Visual Odometry Integrated Semantic Constraints towards Autonomous Driving 2022-01-7095

Robust data association is a core problem of visual odometry, where image-to-image correspondences provide constraints for camera pose and map estimation. Current state-of-the-art visual semantic odometry uses local map points semantics, building semantic residuals associated with all classes to realize medium-term tracking of points. Considering the problem of inefficient semantic data associations and redundant semantic observation likelihood model in the visual semantic odometry, we propose a visual odometry, Local Semantic Odometry (LVSO), which is integrated with medium-term semantic constraints based on local nearest neighbor distance model. Firstly, the ERFNet model is introduced to predict semantic information, and the local nearest neighbor distance function based on breadth-first search in adaptive distance is used to establish a semantic observation likelihood model to determine the functional form of the semantic residual; then according to features of medium-term constraints, we establish a medium-term sliding window to manage the semantic map points which is used to build data associations with the latest key frame.
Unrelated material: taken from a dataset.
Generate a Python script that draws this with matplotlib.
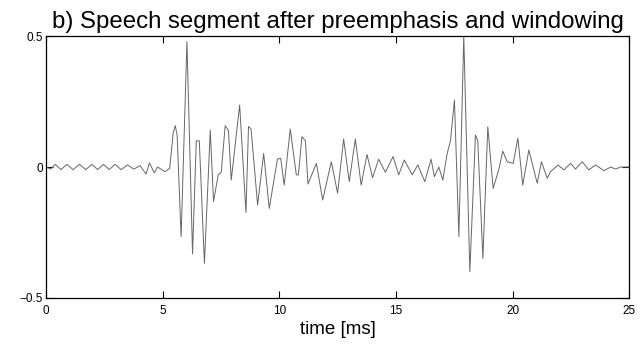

Considering semantic segmentation reliability and under-constrained semantic residuals, a graph optimization model integrating semantic residuals and reprojection residuals is established. The algorithm is verified on the KITTI dataset. The results show that the absolute pose estimation error of LVSO is reduced by 11.37% and the relative pose estimation error is reduced by 1.67%, which improves the pose estimation accuracy of the semantic odometry and reduces drift in the pose.